RECORDS FOR THIS TASK:
▼▼▼
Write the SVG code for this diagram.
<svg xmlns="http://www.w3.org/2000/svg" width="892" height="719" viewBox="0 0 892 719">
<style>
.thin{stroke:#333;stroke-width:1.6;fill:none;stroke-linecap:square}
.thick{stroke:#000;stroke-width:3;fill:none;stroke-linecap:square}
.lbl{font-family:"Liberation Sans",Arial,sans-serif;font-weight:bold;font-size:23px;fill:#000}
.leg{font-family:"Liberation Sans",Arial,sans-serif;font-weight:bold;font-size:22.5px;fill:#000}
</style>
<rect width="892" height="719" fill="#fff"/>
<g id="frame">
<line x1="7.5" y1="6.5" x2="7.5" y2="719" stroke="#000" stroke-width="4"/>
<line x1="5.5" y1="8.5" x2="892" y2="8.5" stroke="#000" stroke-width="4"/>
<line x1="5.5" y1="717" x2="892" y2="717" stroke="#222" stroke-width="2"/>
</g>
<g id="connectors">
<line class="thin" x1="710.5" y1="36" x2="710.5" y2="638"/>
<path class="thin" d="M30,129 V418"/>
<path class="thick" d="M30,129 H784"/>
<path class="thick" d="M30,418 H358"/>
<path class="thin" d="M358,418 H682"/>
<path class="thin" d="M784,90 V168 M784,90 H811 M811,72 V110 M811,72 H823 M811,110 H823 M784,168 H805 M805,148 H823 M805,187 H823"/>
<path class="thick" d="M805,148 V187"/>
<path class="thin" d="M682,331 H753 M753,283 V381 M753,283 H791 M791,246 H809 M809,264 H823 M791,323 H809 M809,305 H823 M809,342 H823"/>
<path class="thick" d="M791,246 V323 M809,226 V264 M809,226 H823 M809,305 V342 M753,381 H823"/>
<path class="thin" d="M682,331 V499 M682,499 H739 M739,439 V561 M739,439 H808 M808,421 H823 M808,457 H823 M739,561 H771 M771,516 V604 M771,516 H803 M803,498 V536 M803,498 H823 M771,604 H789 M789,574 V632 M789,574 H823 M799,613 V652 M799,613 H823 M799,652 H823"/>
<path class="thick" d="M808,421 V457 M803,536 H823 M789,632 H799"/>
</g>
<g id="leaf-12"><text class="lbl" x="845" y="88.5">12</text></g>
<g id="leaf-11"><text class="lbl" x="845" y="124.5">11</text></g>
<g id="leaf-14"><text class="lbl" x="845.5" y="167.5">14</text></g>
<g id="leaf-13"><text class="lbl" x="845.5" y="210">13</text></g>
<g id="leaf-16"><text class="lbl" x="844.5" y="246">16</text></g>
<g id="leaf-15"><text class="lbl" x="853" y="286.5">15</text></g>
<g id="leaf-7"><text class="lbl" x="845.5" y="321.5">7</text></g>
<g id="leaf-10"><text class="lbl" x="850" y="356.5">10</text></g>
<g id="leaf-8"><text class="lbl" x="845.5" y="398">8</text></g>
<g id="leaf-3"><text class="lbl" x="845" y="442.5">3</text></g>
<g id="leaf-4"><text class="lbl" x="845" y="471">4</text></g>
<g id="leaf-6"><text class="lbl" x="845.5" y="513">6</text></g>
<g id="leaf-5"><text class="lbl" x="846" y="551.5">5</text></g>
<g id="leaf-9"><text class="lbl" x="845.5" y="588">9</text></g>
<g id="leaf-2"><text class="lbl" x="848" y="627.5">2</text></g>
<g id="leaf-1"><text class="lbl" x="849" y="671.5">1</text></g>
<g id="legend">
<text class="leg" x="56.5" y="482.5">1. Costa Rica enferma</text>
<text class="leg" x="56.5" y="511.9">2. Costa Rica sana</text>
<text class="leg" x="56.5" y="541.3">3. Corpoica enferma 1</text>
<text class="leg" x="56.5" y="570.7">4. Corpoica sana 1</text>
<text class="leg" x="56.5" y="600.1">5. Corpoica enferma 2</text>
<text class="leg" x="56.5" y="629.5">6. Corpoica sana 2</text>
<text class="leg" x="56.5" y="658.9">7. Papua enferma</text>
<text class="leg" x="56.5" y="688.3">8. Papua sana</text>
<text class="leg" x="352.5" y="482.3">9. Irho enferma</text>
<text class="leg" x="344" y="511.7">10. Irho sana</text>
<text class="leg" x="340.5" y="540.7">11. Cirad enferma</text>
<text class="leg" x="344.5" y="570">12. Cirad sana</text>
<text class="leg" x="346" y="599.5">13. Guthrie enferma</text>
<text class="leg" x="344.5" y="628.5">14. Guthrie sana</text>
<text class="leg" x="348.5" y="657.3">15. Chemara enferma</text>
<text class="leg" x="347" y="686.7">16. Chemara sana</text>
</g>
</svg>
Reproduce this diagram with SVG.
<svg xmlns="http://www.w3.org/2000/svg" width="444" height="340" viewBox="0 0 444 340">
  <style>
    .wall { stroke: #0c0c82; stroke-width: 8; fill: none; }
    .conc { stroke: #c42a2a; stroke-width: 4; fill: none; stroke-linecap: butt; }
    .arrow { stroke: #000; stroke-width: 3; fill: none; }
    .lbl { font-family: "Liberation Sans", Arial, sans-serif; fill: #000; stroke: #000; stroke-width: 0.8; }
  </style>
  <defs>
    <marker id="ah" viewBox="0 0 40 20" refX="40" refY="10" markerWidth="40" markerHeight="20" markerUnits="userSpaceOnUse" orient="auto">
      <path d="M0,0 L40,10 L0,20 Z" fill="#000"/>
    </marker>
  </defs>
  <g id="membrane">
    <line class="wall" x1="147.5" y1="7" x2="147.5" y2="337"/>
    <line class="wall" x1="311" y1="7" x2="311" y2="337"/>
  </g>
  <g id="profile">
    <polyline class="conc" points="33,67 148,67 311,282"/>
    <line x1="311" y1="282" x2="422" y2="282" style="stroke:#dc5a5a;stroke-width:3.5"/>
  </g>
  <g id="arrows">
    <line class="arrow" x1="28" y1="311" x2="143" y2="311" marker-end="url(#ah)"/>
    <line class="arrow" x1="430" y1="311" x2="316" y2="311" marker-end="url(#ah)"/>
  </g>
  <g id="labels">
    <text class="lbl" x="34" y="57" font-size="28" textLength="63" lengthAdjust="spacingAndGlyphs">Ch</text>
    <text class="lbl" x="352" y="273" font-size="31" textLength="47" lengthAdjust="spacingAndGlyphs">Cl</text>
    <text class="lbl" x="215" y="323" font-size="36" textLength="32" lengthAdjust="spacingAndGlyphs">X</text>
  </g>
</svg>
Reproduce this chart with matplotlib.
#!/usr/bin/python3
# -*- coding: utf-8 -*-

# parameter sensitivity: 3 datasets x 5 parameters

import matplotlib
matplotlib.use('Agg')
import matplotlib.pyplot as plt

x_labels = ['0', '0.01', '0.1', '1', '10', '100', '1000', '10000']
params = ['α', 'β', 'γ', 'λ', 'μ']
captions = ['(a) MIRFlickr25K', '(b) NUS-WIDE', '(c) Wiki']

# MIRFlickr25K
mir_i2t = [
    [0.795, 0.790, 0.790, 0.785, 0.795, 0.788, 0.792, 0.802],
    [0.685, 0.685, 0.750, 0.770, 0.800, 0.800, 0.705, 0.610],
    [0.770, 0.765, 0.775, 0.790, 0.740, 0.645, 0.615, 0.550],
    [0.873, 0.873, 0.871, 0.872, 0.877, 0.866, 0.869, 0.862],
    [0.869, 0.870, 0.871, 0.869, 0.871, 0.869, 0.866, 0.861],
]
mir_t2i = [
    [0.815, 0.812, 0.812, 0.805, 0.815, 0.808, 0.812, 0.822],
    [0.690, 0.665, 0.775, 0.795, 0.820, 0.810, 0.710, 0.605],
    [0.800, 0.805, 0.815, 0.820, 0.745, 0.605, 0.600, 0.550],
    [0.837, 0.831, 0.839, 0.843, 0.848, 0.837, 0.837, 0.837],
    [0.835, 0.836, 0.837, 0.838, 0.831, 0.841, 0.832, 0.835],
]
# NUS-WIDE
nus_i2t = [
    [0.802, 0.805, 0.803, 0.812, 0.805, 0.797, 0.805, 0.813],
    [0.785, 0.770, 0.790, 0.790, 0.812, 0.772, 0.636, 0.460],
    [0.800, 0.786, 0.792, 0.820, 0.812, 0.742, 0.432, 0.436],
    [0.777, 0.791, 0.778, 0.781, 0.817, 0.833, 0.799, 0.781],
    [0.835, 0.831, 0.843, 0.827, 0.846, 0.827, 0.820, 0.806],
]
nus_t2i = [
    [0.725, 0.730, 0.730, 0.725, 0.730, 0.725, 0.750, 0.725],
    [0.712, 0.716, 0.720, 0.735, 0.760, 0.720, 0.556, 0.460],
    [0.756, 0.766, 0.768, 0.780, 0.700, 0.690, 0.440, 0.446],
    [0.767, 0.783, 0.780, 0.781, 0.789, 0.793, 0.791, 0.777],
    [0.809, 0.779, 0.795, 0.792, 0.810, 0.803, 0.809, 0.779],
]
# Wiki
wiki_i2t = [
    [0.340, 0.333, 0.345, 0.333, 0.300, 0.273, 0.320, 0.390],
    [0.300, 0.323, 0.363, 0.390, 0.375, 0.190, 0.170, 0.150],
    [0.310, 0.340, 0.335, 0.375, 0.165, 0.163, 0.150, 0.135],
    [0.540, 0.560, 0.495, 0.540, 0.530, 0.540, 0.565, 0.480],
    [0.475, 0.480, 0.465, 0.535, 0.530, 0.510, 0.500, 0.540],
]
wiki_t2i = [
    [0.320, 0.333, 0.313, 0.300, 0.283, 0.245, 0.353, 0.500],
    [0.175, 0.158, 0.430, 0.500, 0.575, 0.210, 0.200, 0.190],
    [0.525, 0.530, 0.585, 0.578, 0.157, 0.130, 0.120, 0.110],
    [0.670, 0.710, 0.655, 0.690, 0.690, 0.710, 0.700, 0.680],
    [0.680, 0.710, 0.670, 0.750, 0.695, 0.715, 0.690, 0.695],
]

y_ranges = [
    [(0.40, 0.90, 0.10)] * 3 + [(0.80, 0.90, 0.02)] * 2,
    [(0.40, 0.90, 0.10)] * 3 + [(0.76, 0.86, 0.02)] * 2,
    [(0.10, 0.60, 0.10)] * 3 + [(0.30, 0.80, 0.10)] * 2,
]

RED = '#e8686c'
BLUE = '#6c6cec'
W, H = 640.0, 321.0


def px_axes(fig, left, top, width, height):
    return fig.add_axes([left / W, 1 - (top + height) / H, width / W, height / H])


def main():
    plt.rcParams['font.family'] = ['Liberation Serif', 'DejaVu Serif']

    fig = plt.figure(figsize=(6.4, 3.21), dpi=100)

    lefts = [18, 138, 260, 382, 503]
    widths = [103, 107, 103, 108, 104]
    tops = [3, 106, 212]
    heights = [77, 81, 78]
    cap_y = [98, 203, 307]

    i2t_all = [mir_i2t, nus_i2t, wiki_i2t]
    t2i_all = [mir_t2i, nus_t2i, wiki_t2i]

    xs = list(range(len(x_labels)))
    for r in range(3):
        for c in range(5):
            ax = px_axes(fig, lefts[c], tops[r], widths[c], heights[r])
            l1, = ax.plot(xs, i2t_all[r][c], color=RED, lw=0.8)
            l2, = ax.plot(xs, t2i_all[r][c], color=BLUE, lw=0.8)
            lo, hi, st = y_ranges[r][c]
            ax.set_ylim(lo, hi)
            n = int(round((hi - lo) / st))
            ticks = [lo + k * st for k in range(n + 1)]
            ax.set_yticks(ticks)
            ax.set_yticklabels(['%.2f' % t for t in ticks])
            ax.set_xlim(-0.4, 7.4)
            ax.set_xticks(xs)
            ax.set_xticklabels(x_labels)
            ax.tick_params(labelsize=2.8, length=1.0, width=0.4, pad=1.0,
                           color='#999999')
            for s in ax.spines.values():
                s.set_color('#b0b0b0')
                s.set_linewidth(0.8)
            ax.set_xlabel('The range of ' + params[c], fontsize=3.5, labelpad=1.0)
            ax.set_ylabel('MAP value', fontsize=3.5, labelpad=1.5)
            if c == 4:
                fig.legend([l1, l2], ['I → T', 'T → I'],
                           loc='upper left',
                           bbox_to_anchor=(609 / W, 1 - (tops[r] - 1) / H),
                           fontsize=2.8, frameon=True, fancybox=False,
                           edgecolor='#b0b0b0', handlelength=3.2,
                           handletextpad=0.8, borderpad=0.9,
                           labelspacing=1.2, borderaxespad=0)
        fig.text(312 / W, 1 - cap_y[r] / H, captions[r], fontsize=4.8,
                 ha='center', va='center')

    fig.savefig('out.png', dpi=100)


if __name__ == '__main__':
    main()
▲▲▲
REQUIRED WORK:
Output only the lines from the one containing "Reproduce this chart with matplotlib." through the one containing "captions = ['(a)", inclusive, exactly as written.

RESPONSE TO THIS EXERCISE:
Reproduce this chart with matplotlib.
#!/usr/bin/python3
# -*- coding: utf-8 -*-

# parameter sensitivity: 3 datasets x 5 parameters

import matplotlib
matplotlib.use('Agg')
import matplotlib.pyplot as plt

x_labels = ['0', '0.01', '0.1', '1', '10', '100', '1000', '10000']
params = ['α', 'β', 'γ', 'λ', 'μ']
captions = ['(a) MIRFlickr25K', '(b) NUS-WIDE', '(c) Wiki']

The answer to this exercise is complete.